WHAT IS REQUIRED :: Copy all lines that contain the word "with".

TASK INPUT ::
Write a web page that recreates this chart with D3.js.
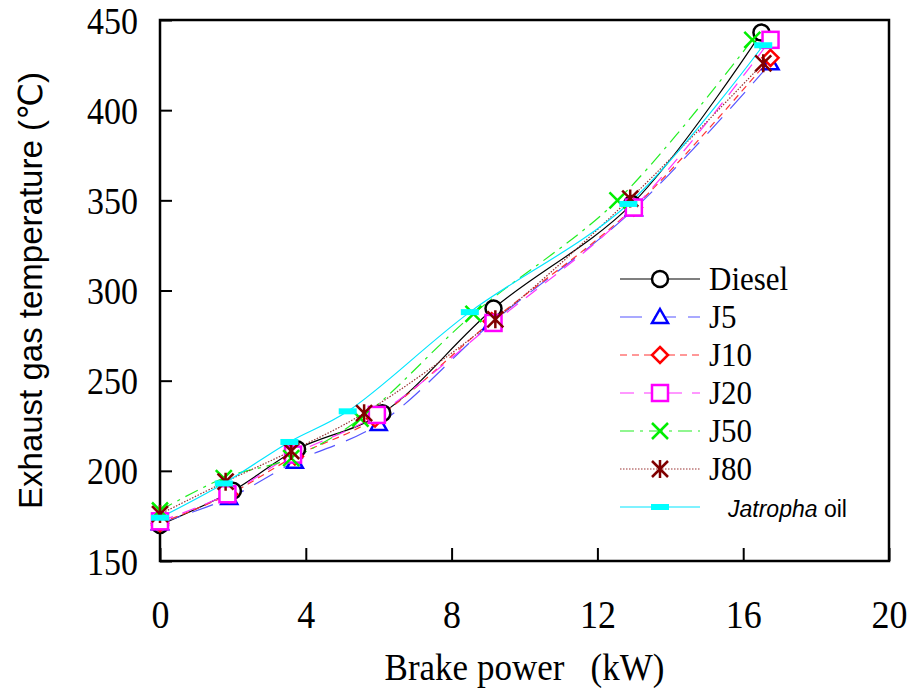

...

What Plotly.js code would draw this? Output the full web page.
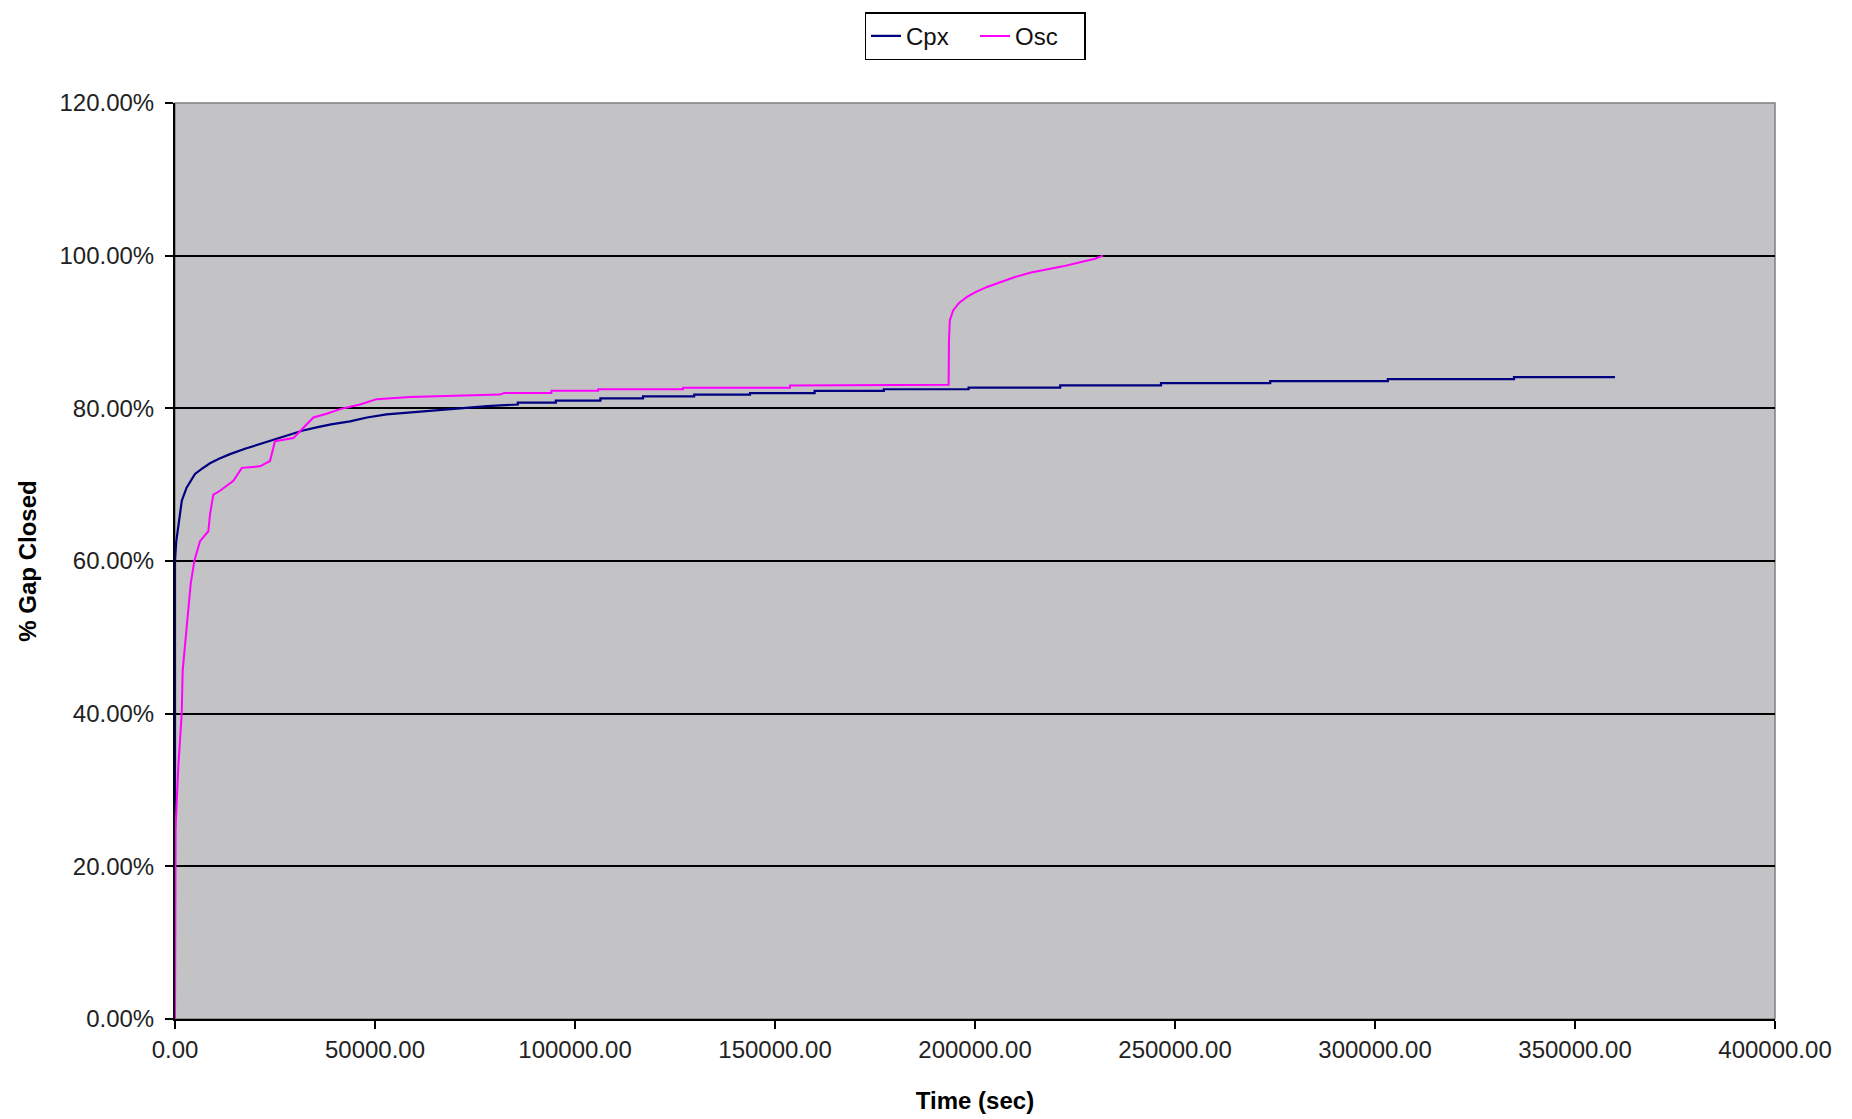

...

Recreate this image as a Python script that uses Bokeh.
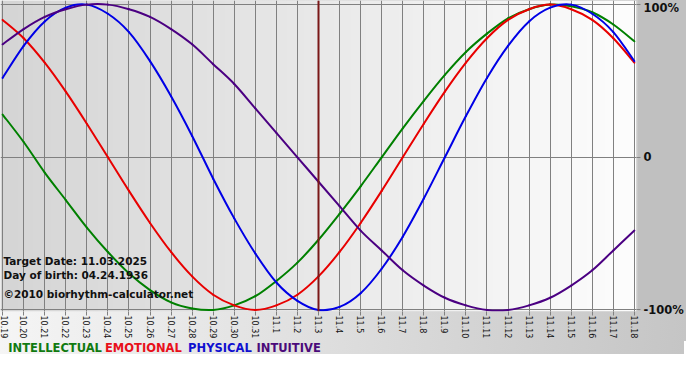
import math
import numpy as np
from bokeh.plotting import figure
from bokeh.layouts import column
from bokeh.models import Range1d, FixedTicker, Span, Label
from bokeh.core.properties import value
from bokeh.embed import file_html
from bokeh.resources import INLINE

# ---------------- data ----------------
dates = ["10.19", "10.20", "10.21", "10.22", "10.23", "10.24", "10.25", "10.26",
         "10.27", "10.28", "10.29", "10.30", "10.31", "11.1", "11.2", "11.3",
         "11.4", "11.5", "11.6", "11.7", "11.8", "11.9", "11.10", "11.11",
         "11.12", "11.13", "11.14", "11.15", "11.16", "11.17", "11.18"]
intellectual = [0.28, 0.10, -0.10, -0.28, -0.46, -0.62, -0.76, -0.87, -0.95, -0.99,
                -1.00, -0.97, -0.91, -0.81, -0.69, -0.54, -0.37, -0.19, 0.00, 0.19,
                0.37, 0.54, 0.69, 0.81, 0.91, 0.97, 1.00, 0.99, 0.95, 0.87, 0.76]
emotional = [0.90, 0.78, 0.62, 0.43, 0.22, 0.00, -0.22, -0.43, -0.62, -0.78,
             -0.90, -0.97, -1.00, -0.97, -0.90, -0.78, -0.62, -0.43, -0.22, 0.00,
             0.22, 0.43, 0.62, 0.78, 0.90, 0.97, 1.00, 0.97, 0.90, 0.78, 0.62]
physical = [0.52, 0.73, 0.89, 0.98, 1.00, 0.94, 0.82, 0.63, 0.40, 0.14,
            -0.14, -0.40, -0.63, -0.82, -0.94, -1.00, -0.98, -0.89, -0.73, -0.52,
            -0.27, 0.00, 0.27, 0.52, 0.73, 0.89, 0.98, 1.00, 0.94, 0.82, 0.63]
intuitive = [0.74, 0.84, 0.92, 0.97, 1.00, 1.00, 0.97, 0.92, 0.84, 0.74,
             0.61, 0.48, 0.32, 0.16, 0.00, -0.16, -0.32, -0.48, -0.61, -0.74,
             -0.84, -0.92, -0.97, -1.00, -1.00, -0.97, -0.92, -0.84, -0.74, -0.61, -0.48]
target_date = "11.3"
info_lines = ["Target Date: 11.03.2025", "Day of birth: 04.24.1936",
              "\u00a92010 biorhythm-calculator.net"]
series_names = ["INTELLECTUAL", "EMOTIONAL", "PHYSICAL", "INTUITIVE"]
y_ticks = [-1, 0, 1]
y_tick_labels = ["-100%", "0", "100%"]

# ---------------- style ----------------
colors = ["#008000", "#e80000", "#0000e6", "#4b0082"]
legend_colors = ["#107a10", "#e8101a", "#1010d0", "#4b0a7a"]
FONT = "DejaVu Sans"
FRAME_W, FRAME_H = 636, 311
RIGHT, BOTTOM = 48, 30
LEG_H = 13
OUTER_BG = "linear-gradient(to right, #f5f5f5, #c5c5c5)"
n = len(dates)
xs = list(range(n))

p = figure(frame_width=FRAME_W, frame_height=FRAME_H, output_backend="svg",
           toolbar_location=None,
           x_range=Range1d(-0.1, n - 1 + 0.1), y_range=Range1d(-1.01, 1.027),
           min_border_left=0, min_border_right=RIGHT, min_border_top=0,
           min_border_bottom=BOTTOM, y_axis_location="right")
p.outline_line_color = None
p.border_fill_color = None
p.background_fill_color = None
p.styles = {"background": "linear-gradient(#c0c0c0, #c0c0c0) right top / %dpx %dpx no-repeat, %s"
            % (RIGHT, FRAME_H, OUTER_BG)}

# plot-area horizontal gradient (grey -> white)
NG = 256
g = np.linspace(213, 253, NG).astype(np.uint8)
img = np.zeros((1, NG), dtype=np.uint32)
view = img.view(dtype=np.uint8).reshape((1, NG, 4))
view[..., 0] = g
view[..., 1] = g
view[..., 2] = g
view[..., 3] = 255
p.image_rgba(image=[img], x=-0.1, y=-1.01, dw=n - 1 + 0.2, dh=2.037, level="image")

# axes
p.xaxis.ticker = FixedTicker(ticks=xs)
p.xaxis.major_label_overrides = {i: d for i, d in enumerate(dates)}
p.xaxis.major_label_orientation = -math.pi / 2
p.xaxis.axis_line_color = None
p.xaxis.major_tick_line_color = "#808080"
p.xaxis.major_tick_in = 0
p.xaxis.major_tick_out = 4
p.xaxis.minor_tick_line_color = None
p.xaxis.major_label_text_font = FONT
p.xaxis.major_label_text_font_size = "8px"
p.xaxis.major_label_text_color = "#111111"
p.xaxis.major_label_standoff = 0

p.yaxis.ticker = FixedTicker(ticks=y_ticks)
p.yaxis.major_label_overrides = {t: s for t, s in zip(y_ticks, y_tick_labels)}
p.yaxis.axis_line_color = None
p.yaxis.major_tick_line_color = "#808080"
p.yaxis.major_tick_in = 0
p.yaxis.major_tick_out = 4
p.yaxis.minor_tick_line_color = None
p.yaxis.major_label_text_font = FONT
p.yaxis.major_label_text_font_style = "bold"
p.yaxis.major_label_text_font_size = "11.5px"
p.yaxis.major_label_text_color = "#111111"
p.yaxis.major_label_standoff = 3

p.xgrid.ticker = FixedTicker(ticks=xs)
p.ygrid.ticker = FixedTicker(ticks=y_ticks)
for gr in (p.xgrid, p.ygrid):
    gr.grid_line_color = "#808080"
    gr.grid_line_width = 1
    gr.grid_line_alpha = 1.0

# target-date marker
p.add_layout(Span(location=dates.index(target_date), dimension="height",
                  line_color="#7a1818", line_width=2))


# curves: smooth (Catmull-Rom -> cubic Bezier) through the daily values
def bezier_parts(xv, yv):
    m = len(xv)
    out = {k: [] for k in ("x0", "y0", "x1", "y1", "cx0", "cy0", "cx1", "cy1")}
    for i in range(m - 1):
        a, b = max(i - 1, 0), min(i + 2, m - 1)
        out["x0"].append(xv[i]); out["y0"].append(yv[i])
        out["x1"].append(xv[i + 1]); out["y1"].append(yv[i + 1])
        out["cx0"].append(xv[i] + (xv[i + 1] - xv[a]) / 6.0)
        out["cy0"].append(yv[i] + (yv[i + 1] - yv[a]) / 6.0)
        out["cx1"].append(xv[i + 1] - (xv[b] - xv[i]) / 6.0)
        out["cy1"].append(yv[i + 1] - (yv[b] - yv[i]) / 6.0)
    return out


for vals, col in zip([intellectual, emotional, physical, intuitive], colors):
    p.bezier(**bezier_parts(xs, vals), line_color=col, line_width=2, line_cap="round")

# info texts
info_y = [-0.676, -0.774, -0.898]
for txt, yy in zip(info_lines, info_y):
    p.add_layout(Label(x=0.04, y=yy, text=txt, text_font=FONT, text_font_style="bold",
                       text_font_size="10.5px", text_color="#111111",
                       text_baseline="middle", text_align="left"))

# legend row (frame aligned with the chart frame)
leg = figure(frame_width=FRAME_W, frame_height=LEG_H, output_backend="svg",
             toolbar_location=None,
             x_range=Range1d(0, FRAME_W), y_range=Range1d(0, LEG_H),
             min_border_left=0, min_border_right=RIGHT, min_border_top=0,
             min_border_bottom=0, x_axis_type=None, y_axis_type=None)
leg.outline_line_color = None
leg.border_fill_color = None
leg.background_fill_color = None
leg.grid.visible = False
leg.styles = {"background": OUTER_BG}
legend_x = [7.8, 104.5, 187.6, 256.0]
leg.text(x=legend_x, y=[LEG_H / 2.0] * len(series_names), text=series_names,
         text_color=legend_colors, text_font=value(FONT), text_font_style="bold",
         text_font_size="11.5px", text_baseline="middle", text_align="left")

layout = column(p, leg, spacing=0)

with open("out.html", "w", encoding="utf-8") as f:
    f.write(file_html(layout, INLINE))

EXERCISE ANSWER ::
Write a web page that recreates this chart with D3.js.
# legend row (frame aligned with the chart frame)
with open("out.html", "w", encoding="utf-8") as f:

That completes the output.